About this site

This product of learning was created for partial fulfillment of the Master's Degree in Reading Education at Appalachian State University, under the direction of Dr. Woodrow Trathen. These artifacts serve to demonstrate knowledge gained while in this program of study. All artifacts are directly aligned with North Carolina DPI Teaching Standards.

Reading Education Graduate Program of Study and Reflection


Personal Statement and Reflection

I don’t remember exactly when or how I became a reader.  I just remember spending hours upon hours lost in books.  I remember loving when the book fair came to school or a book order form came home.  Even now, I relish any time that I can curl up with a good book, and for a while, lose myself in another place and time.  When I became a teacher, it was this love of books that I wanted to instill in my students.

In teaching first grade for the past eleven years, I have worked with many children and have helped them learn how to read.  When I think back to my first few years of teaching, I wonder how any child managed this magnificent feat in my classroom.  It didn’t take long for me to see my primary job as a first grade teacher to be helping children build the foundation they need to be successful, fluent readers for life.  This realization caused me to look high and low for the best ways to teach reading.  However, no matter how hard I tried, there have always been a few students in my classroom each year that I feel that I just haven’t been able to reach.  This is the reason that I sought out the Master’s program in reading at Appalachian State University.
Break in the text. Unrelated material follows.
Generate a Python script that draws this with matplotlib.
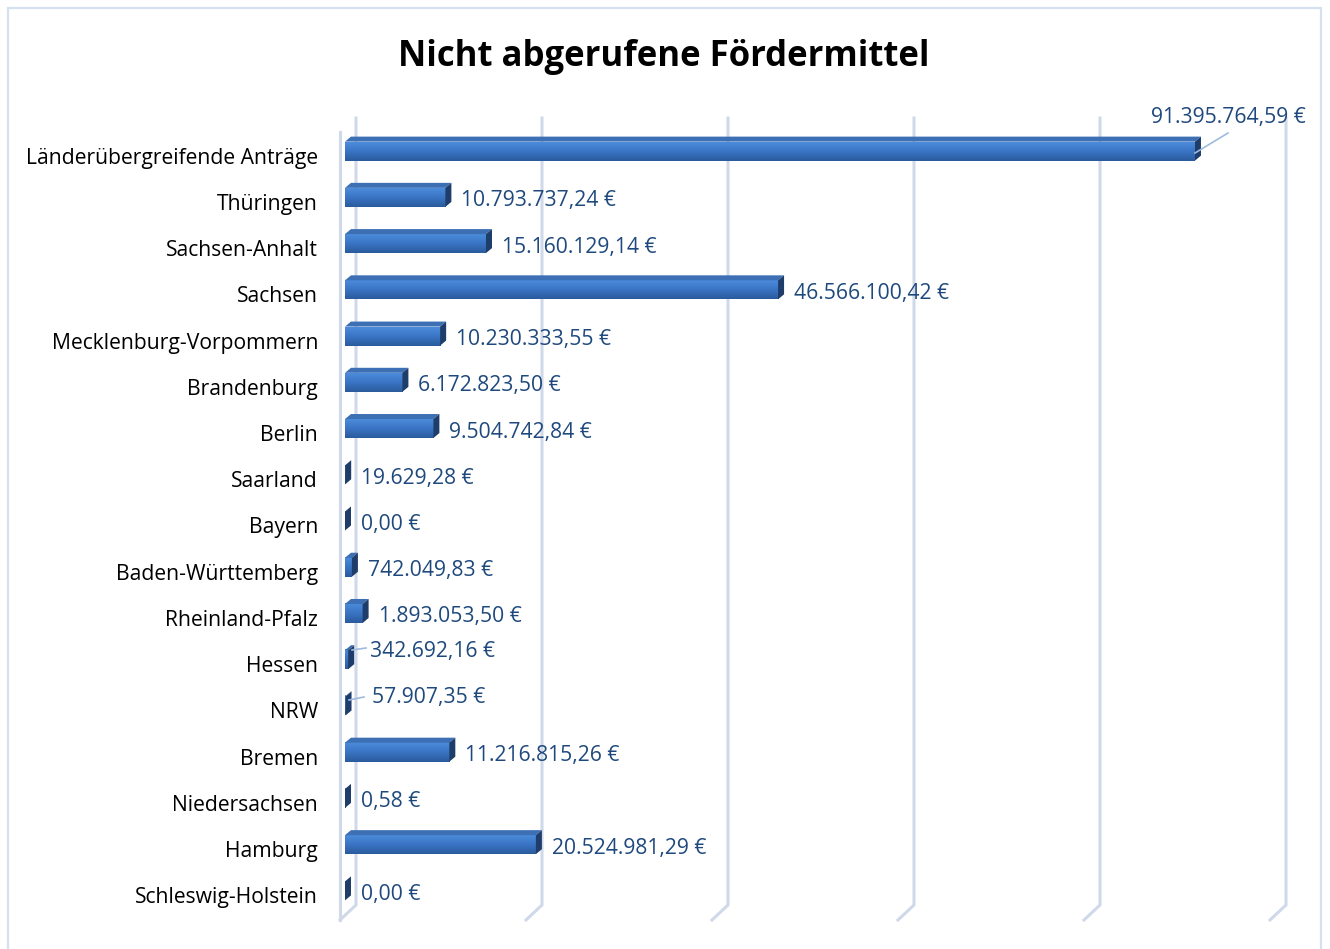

When I began this program two years ago, I found that my teaching experience had given me a firm understanding of the basics of teaching a child to read.  However, this program has truly deepened my knowledge base into not only how a child learns to read, but also in how to assess what they know and then take that information and design instruction that is appropriate for them where they are now.  It has also helped me to understand the scope and sequence of helping students become literate, so that I not only know how to teach students where they are today, I can have a long term plan for how to get them where they must go in the future.  I have been exposed to information that would help me to do this not only with young students, but also with struggling readers at all age levels.  Before this program, I never could have imagined walking into a high school and having much to offer to students at that level, but now that has changed.

I have taken what I have learned in my course work and have applied it to my classroom.  I have begun using strategies that I learned in Practicum and Seminar in the Clinical Teaching of Reading and used them with my struggling readers on a daily basis.  I have begun providing my students with differentiated spelling lists each week after learning what a difference it can make in Reading Assessment and Correction, as well as other courses.  I have found new and interesting ways to help my students build fluency and accuracy through my work in Teacher as Researcher.  The children that I have taught over the last two years have received more thoughtful and targeted instruction because of the knowledge I have gained in my coursework.  They will take their learning with them after they leave my room and will become more successful in life because of my successes in this program.

This program has given me the tools that I need to reach and teach all the children in my classroom.  I know that the road will still be rough at times, but I now have the knowledge that I need in order to help every last child that walks through my door make gains toward becoming literate.  I know that because of this program, I will now be able to give each child the gift of reading.